Many professional football clubs are now involved in WF, as are top stars of the past, including Alan Kennedy, ex-Liverpool, Newcastle United and England; and Brian Kilcline, captain of Coventry City’s 1987 FA Cup-winning team. A walking football European Cup will be staged next year and a World Cup in 2020.
Walking football is normally played on a five-a-side pitch, with five-a-side goals. Teams are normally six- or seven-a-side; running is supposedly banned as is robust tackling; the ball must stay below head height (so no heading); and neither attackers nor defenders are allowed into the penalty areas.
Infringements lead to the awarding of a free kick – and, for repeat offending, a sin-binning, or even a sending off. The trick is to play to feet, pass in triangles, and always keep on the move. It is very energetic, highly skilful – and fiercely competitive. Well, it is the way we play it!

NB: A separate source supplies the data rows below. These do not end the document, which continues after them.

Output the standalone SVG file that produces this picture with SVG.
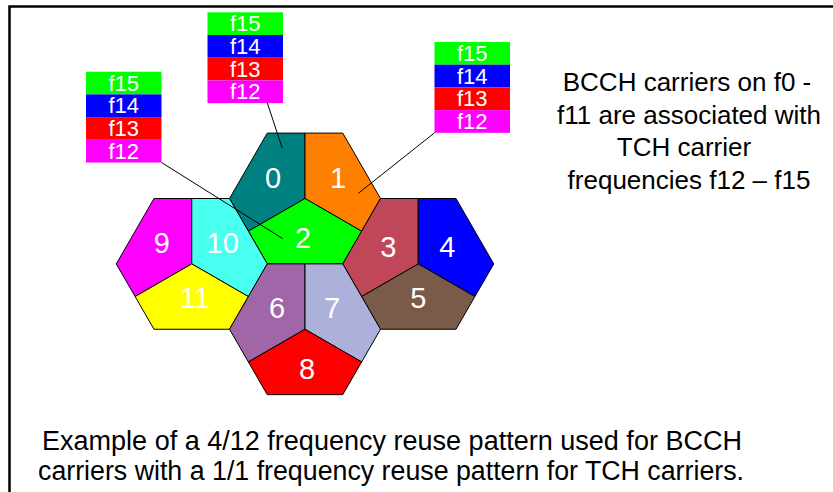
<svg xmlns="http://www.w3.org/2000/svg" width="833" height="492" viewBox="0 0 833 492">
<style>
.cell{stroke:#000;stroke-width:1;stroke-linejoin:round}
.lbl{font-family:"Liberation Sans",Arial,sans-serif;font-size:29px;fill:#fff;text-anchor:middle}
.ft{font-family:"Liberation Sans",Arial,sans-serif;font-size:22px;fill:#fff;text-anchor:middle}
.txt{font-family:"Liberation Sans",Arial,sans-serif;font-size:26px;fill:#000}
.lead{stroke:#000;stroke-width:1;fill:none}
</style>
<defs>
<polygon id="pl" points="0,0 0,-65.38 -37.75,-65.38 -75.5,0 -56.625,32.69"/>
<polygon id="pr" points="0,0 0,-65.38 37.75,-65.38 75.5,0 56.625,32.69"/>
<polygon id="pb" points="0,0 56.625,32.69 37.75,65.38 -37.75,65.38 -56.625,32.69"/>
</defs>
<rect width="833" height="492" fill="#fff"/>
<g id="frame" fill="none" stroke="#000" stroke-width="2.5">
<polyline points="9.5,492 9.5,6.5 833,6.5"/>
</g>

<g id="hex-top" transform="translate(305,198.5)">
<g id="cell-0"><use href="#pl" class="cell" fill="#008080"/><text class="lbl" x="-32" y="-11">0</text></g>
<g id="cell-1"><use href="#pr" class="cell" fill="#FF8000"/><text class="lbl" x="33" y="-11">1</text></g>
<g id="cell-2"><use href="#pb" class="cell" fill="#00FF00"/><text class="lbl" x="-2" y="49">2</text></g>
</g>
<g id="hex-left" transform="translate(191.75,263.88)">
<g id="cell-9"><use href="#pl" class="cell" fill="#FF00FF"/><text class="lbl" x="-30" y="-10.5">9</text></g>
<g id="cell-10"><use href="#pr" class="cell" fill="#48FFF0"/><text class="lbl" x="31" y="-10.5">10</text></g>
<g id="cell-11"><use href="#pb" class="cell" fill="#FFFF00"/><text class="lbl" x="3" y="44.5">11</text></g>
</g>
<g id="hex-right" transform="translate(418.25,263.88)">
<g id="cell-3"><use href="#pl" class="cell" fill="#C0475A"/><text class="lbl" x="-30" y="-6.5">3</text></g>
<g id="cell-4"><use href="#pr" class="cell" fill="#0000FF"/><text class="lbl" x="29" y="-6.5">4</text></g>
<g id="cell-5"><use href="#pb" class="cell" fill="#7A5A48"/><text class="lbl" x="0" y="44.5">5</text></g>
</g>
<g id="hex-bottom" transform="translate(305,329.26)">
<g id="cell-6"><use href="#pl" class="cell" fill="#A066A8"/><text class="lbl" x="-28" y="-11.5">6</text></g>
<g id="cell-7"><use href="#pr" class="cell" fill="#AEB0DC"/><text class="lbl" x="27" y="-11.5">7</text></g>
<g id="cell-8"><use href="#pb" class="cell" fill="#FF0000"/><text class="lbl" x="2" y="49.5">8</text></g>
</g>

<g id="box-top" transform="translate(207.5,12.3)">
<rect y="0" width="75.5" height="22.7" fill="#00FF00"/>
<rect y="22.7" width="75.5" height="22.7" fill="#0000FF"/>
<rect y="45.4" width="75.5" height="22.7" fill="#FF0000"/>
<rect y="68.1" width="75.5" height="22.7" fill="#FF00FF"/>
<text class="ft" x="37.75" y="19">f15</text>
<text class="ft" x="37.75" y="41.7">f14</text>
<text class="ft" x="37.75" y="64.4">f13</text>
<text class="ft" x="37.75" y="87.1">f12</text>
</g>
<g id="box-left" transform="translate(86,71.7)">
<rect y="0" width="75.5" height="22.7" fill="#00FF00"/>
<rect y="22.7" width="75.5" height="22.7" fill="#0000FF"/>
<rect y="45.4" width="75.5" height="22.7" fill="#FF0000"/>
<rect y="68.1" width="75.5" height="22.7" fill="#FF00FF"/>
<text class="ft" x="37.75" y="19">f15</text>
<text class="ft" x="37.75" y="41.7">f14</text>
<text class="ft" x="37.75" y="64.4">f13</text>
<text class="ft" x="37.75" y="87.1">f12</text>
</g>
<g id="box-right" transform="translate(434.5,42)">
<rect y="0" width="75.5" height="22.7" fill="#00FF00"/>
<rect y="22.7" width="75.5" height="22.7" fill="#0000FF"/>
<rect y="45.4" width="75.5" height="22.7" fill="#FF0000"/>
<rect y="68.1" width="75.5" height="22.7" fill="#FF00FF"/>
<text class="ft" x="37.75" y="19">f15</text>
<text class="ft" x="37.75" y="41.7">f14</text>
<text class="ft" x="37.75" y="64.4">f13</text>
<text class="ft" x="37.75" y="87.1">f12</text>
</g>

<g id="connectors" class="lead">
<line x1="267.3" y1="102.9" x2="282.3" y2="148.3"/>
<line x1="161.5" y1="162.5" x2="282.7" y2="238.6"/>
<line x1="434.5" y1="132.8" x2="358.3" y2="193.3"/>
</g>

<g id="note" class="txt" text-anchor="middle">
<text x="687" y="91">BCCH carriers on f0 -</text>
<text x="689" y="123.5">f11 are associated with</text>
<text x="684" y="156">TCH carrier</text>
<text x="689" y="188.5">frequencies f12 – f15</text>
</g>
<g id="caption" class="txt" style="font-size:27px">
<text x="42" y="450" textLength="700" lengthAdjust="spacingAndGlyphs">Example of a 4/12 frequency reuse pattern used for BCCH</text>
<text x="38" y="480" textLength="706" lengthAdjust="spacingAndGlyphs">carriers with a 1/1 frequency reuse pattern for TCH carriers.</text>
</g>
</svg>
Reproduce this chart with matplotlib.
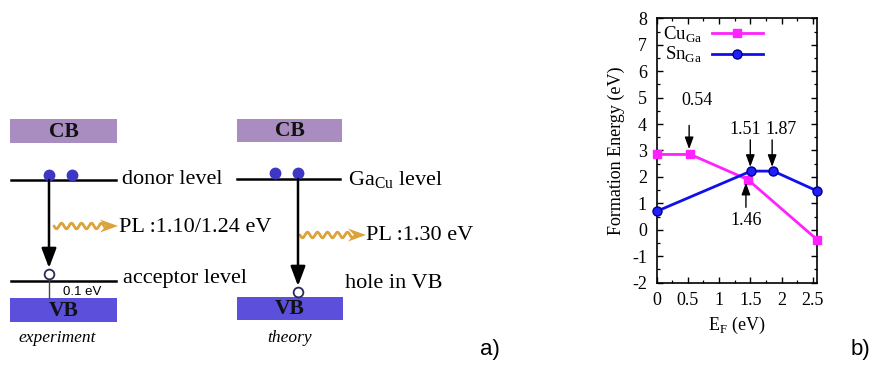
import numpy as np
import matplotlib.pyplot as plt
from matplotlib.patches import Rectangle, Polygon
from matplotlib.ticker import MultipleLocator

plt.rcParams['font.family'] = 'Liberation Serif'
plt.rcParams['axes.unicode_minus'] = False

# ---- panel b data: formation energy vs Fermi level ----
cu_x = [0.0, 0.54, 1.46, 2.57]
cu_y = [2.85, 2.85, 1.90, -0.37]
sn_x = [0.0, 1.51, 1.87, 2.57]
sn_y = [0.70, 2.22, 2.22, 1.47]
series_labels = ['Cu$_\\mathregular{Ga}$', 'Sn$_\\mathregular{Ga}$']
xticks = [0, 0.5, 1, 1.5, 2, 2.5]
xtick_labels = ['0', '0.5', '1', '1.5', '2', '2.5']
yticks = list(range(-2, 9))

# transition levels: label, arrow x, tail y, head y, text x, text y
marks = [
    ("0.54", 0.52, 3.95, 3.05, 0.64, 4.9),
    ("1.51", 1.50, 3.40, 2.38, 1.42, 3.78),
    ("1.87", 1.85, 3.40, 2.38, 2.00, 3.78),
    ("1.46", 1.43, 0.85, 1.78, 1.44, 0.37),
]

# ---- panel a: level diagram texts ----
cb_text, vb_text = "CB", "VB"
exp_labels = ["donor level", "PL :1.10/1.24 eV", "acceptor level", "0.1 eV", "experiment"]
th_labels = ["Ga$_\\mathregular{Cu}$ level", "PL :1.30 eV", "hole in VB", "theory"]

CB_COLOR = '#a98cc0'
VB_COLOR = '#5b4fdb'
DOT_COLOR = '#3d37c4'
PL_COLOR = '#dba33a'

fig = plt.figure(figsize=(8.75, 3.65), dpi=100)

# diagram drawn on a pixel-coordinate canvas
dg = fig.add_axes([0, 0, 1, 1])
dg.set_xlim(0, 875)
dg.set_ylim(365, 0)
dg.axis('off')


def band_box(x, y, w, h, color, label):
    dg.add_patch(Rectangle((x, y), w, h, facecolor=color, edgecolor='none'))
    dg.text(x + w / 2, y + h / 2 + 1, label, ha='center', va='center',
            fontsize=15.5, fontweight='bold', color='#111111')


def wavy_arrow(x0, x1, yc):
    xs = np.linspace(x0, x1 - 12, 200)
    ys = yc + 2.8 * np.sin(2 * np.pi * (xs - x0) / 10.0)
    dg.plot(xs, ys, color=PL_COLOR, lw=2.0, solid_capstyle='round')
    dg.add_patch(Polygon([(x1, yc), (x1 - 18, yc - 6.5), (x1 - 12, yc), (x1 - 18, yc + 6.5)],
                         closed=True, facecolor=PL_COLOR, edgecolor='none'))


def down_arrow(x, y0, y1):
    dg.annotate('', xy=(x, y1), xytext=(x, y0),
                arrowprops=dict(arrowstyle='-|>,head_length=0.85,head_width=0.32',
                                mutation_scale=14, color='black', lw=1.8,
                                shrinkA=0, shrinkB=0))


# experiment
band_box(10, 119, 107, 24, CB_COLOR, cb_text)
band_box(10, 298, 107, 24, VB_COLOR, vb_text)
dg.plot([11, 116], [180, 180], color='black', lw=1.8)
dg.plot([11, 116], [281, 281], color='black', lw=1.8)
dg.plot([49, 72], [175, 175], 'o', ms=7.5, color=DOT_COLOR)
down_arrow(49, 180, 268)
dg.plot([49, 49], [278, 298], color='#444444', lw=1.0)
dg.plot([49], [274], 'o', ms=7, mfc='white', mec='#2a2a5a', mew=1.3)
wavy_arrow(54, 118, 226)
dg.text(122, 179, exp_labels[0], va='center', fontsize=16)
dg.text(119, 227, exp_labels[1], va='center', fontsize=16)
dg.text(123, 278, exp_labels[2], va='center', fontsize=16)
dg.text(63, 292, exp_labels[3], va='center', fontsize=9.5, family='Liberation Sans')
dg.text(57, 338, exp_labels[4], ha='center', va='center', fontsize=12.5, style='italic')

# theory
band_box(237, 119, 105, 23, CB_COLOR, cb_text)
band_box(237, 297, 106, 23, VB_COLOR, vb_text)
dg.plot([237, 340], [179, 179], color='black', lw=1.8)
dg.plot([275, 298], [173, 173], 'o', ms=7.5, color=DOT_COLOR)
down_arrow(298, 179, 286)
dg.plot([298], [292], 'o', ms=7, mfc='white', mec='#2a2a5a', mew=1.3)
wavy_arrow(300, 366, 235)
dg.text(348, 180, th_labels[0], va='center', fontsize=16)
dg.text(366, 236, th_labels[1], va='center', fontsize=16)
dg.text(345, 283, th_labels[2], va='center', fontsize=16)
dg.text(290, 338, th_labels[3], ha='center', va='center', fontsize=12.5, style='italic')

dg.text(490, 350, "a)", ha='center', va='center', fontsize=16, family='Liberation Sans')
dg.text(860, 350, "b)", ha='center', va='center', fontsize=16, family='Liberation Sans')

# ---- panel b plot ----
ax = fig.add_axes([0.7505, 0.2255, 0.1833, 0.7244])
ax.plot(cu_x, cu_y, color='#ff22ff', lw=2, marker='s', ms=5.5,
        mec='#ff22ff', label=series_labels[0], clip_on=False, zorder=3)
ax.plot(sn_x, sn_y, color='#1010ee', lw=2, marker='o', ms=6.5,
        mfc='#2020ff', mec='#000088', mew=1.0, label=series_labels[1],
        clip_on=False, zorder=3)

for label, xa, y0, y1, tx, ty in marks:
    ax.annotate('', xy=(xa, y1), xytext=(xa, y0),
                arrowprops=dict(arrowstyle='-|>,head_length=0.6,head_width=0.22',
                                mutation_scale=12, color='black', lw=1.0,
                                shrinkA=0, shrinkB=0))
    ax.text(tx, ty, label, ha='center', va='center', fontsize=13)

ax.set_xlim(0, 2.57)
ax.set_ylim(-2, 8)
ax.set_xticks(xticks)
ax.set_xticklabels(xtick_labels)
ax.set_yticks(yticks)
ax.xaxis.set_minor_locator(MultipleLocator(0.25))
ax.yaxis.set_minor_locator(MultipleLocator(0.5))
ax.tick_params(which='both', direction='in', top=True, right=True, labelsize=13)
ax.tick_params(which='major', length=4, width=1.0, pad=7)
ax.tick_params(which='minor', length=2.2, width=0.9)
for s in ax.spines.values():
    s.set_linewidth(1.2)
ax.set_xlabel('E$_\\mathregular{F}$ (eV)', fontsize=13, labelpad=4)
ax.set_ylabel('Formation Energy (eV)', fontsize=13, labelpad=5)
ax.legend(loc='upper left', frameon=False, markerfirst=False, fontsize=13.5,
          handlelength=2.7, handletextpad=0.5, labelspacing=0.0,
          borderaxespad=0.25, borderpad=0.1)

fig.savefig('out.png', dpi=100)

Walking football has become a big part of my life in retirement. I’m fit and healthy. You should give it a try.
Bob Haywood started out as a cub reporter on the Smethwick Telephone in 1960. He later worked for the Express & Star and the Birmingham Mail. In 1985, he became news editor of the Sunday Mercury. He won many awards, mainly for investigative reporting, including being named Journalist of the Year in the BT Midlands Press & Broadcasting Awards in 1999 and in 2000, and was also named Trinity Mirror Reporter of the Year in 1999. Bob took early retirement from the Sunday Mercury in 2003, but continued to work for the paper as a freelance until 2016.